╭──
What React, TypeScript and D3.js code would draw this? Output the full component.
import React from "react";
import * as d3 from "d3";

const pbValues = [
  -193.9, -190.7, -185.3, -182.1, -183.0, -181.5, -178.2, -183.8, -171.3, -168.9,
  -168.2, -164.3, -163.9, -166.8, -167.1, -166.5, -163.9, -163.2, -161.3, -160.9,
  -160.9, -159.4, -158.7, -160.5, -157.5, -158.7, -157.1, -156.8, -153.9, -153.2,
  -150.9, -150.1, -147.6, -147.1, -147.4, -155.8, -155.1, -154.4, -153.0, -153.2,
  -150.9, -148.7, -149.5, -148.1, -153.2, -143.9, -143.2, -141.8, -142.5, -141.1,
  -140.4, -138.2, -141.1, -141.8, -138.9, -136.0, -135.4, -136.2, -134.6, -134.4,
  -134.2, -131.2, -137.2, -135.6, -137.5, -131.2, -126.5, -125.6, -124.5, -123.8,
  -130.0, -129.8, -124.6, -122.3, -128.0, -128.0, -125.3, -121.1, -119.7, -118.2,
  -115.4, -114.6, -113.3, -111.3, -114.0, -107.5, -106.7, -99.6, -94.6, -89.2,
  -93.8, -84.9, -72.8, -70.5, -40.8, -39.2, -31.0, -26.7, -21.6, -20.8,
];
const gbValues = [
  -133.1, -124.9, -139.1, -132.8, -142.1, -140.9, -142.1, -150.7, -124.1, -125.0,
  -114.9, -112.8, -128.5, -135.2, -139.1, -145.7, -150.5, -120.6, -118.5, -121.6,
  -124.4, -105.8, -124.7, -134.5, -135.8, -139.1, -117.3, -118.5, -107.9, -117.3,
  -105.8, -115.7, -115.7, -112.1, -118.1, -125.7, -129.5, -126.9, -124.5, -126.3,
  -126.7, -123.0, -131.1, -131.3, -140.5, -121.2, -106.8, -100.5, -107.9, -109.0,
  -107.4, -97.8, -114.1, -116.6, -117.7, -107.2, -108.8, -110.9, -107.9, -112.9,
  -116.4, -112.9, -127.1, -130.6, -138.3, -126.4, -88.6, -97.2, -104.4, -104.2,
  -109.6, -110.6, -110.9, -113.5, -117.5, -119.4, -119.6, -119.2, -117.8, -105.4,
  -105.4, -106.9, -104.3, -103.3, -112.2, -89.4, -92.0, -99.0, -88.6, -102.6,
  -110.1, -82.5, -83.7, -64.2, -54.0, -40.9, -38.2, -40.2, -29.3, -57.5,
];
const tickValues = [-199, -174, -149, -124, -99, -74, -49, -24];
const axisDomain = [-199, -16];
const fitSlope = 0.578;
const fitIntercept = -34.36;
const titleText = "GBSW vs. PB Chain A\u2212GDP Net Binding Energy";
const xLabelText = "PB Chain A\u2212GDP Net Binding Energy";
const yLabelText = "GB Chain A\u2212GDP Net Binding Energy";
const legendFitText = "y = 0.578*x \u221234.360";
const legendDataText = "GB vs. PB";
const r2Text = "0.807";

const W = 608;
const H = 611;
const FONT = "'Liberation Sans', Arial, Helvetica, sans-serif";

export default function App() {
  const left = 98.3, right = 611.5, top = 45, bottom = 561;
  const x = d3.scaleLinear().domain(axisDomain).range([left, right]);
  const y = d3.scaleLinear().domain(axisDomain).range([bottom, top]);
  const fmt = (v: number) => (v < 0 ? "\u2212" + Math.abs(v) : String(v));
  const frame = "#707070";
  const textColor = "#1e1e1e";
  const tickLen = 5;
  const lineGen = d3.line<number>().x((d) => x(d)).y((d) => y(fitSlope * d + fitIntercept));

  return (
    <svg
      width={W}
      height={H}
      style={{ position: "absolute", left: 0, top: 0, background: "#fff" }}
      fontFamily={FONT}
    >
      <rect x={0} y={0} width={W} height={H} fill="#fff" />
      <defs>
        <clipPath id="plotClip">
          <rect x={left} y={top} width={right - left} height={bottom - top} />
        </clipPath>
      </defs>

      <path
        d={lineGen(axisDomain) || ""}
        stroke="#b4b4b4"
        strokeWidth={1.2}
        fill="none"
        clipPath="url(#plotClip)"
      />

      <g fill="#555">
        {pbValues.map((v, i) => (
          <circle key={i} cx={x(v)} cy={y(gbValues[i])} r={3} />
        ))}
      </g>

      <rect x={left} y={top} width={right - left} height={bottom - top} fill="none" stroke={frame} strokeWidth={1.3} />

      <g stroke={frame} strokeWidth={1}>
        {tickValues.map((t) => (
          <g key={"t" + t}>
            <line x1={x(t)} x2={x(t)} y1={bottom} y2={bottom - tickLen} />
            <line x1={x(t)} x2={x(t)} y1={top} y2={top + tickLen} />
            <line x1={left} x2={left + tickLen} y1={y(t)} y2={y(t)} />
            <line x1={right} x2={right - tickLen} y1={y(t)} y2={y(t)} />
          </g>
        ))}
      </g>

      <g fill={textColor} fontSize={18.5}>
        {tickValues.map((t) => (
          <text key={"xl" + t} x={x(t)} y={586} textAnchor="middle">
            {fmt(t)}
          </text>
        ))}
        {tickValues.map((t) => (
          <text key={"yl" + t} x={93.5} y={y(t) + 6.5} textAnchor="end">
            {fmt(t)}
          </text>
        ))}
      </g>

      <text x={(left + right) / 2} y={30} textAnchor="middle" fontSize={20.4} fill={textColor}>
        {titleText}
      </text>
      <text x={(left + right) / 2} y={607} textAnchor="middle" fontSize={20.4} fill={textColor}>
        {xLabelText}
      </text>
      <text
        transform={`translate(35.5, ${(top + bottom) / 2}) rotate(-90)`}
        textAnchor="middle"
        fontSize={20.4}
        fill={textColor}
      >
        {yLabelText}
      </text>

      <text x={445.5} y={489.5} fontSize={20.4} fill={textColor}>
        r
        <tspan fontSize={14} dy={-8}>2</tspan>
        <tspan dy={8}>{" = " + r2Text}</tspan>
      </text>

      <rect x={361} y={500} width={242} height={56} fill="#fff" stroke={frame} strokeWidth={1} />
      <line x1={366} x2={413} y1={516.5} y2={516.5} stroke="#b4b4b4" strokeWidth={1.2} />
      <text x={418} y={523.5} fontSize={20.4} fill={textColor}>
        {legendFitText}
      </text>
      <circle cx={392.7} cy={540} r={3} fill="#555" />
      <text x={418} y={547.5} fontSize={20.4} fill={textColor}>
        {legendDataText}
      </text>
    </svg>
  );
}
╰──
╭──
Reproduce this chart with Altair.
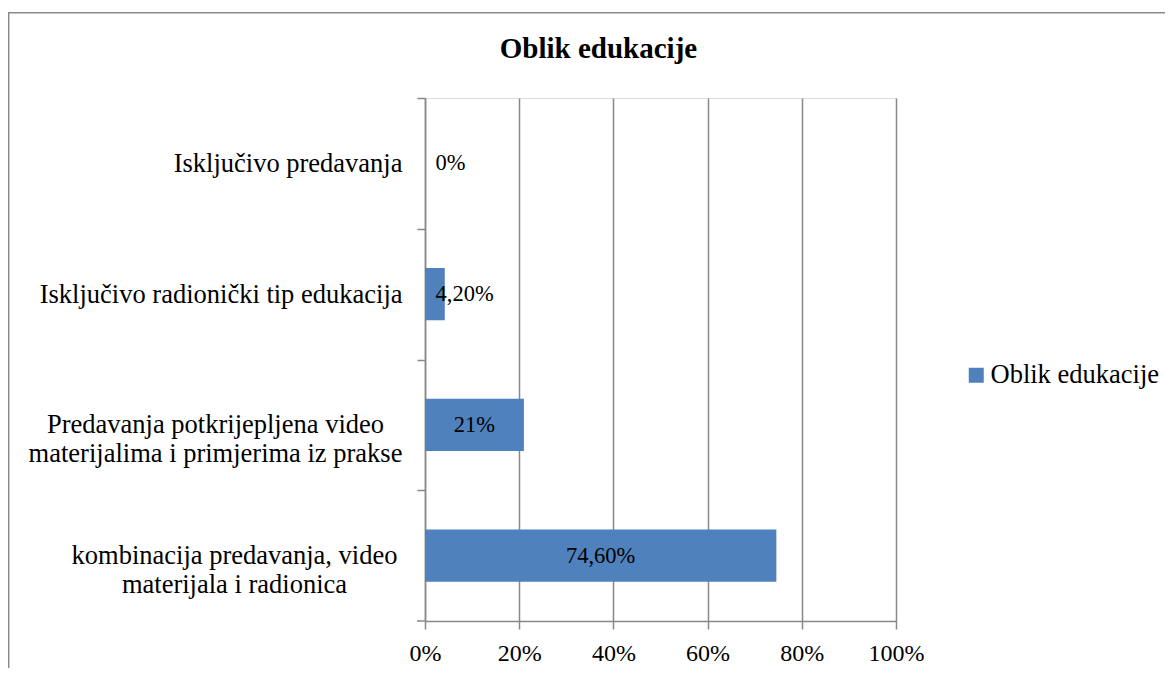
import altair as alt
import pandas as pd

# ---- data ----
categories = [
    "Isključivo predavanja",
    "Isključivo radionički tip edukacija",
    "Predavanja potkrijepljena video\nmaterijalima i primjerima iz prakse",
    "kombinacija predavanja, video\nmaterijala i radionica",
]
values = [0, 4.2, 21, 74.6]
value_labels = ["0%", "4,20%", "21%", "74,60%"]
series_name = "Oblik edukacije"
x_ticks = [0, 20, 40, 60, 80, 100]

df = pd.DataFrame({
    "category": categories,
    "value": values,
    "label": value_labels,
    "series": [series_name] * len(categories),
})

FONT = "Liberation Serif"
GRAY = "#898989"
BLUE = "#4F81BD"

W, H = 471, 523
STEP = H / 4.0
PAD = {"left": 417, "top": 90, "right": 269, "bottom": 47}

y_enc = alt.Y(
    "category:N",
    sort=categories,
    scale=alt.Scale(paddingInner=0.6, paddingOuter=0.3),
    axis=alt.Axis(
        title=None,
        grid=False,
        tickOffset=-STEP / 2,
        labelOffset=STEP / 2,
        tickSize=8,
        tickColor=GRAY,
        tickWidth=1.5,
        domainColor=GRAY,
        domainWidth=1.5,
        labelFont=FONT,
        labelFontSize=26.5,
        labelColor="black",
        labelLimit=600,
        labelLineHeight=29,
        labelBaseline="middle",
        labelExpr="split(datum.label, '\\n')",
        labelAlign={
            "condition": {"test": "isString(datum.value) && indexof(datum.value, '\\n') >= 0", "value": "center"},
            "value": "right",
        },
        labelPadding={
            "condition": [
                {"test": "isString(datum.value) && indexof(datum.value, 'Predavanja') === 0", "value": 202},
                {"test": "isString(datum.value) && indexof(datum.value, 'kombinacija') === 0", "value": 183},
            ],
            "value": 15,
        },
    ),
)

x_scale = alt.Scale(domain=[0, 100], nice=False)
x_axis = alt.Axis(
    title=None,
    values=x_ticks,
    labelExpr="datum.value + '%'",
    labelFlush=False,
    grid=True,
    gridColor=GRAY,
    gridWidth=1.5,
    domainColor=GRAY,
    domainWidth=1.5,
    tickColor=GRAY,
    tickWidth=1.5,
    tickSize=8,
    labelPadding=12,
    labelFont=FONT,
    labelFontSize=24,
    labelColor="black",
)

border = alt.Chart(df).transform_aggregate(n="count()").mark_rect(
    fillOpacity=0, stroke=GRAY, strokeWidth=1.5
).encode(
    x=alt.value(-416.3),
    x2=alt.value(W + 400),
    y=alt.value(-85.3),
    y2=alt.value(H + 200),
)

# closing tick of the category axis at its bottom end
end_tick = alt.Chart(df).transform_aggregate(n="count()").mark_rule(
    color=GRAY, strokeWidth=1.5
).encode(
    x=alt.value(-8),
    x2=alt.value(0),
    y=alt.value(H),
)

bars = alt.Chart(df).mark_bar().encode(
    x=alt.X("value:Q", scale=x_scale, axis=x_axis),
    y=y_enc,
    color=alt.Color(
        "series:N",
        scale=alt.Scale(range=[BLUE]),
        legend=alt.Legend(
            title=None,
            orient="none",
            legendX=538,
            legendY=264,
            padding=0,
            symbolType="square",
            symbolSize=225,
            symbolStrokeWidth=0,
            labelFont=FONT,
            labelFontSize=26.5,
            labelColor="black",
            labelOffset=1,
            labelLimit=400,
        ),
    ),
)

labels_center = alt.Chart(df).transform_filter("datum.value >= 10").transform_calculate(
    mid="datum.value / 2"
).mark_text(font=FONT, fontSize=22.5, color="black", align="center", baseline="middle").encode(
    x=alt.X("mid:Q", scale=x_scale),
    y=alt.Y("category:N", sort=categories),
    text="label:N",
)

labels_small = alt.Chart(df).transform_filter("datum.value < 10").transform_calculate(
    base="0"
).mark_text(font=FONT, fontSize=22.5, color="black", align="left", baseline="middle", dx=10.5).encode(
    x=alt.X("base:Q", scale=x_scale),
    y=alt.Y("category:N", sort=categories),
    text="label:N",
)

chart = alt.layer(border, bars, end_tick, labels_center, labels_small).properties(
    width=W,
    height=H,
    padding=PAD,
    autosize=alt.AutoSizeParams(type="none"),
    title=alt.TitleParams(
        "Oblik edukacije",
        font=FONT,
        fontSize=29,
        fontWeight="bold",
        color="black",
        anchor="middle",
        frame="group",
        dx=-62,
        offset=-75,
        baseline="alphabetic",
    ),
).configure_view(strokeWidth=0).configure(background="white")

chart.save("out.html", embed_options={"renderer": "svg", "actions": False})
╰──
**Work to complete:** Everything from the line with "What React, TypeScript" through the line with "import * as", both ends included, should be repeated exactly; nothing else should appear.

**Written solution:**
What React, TypeScript and D3.js code would draw this? Output the full component.
import React from "react";
import * as d3 from "d3";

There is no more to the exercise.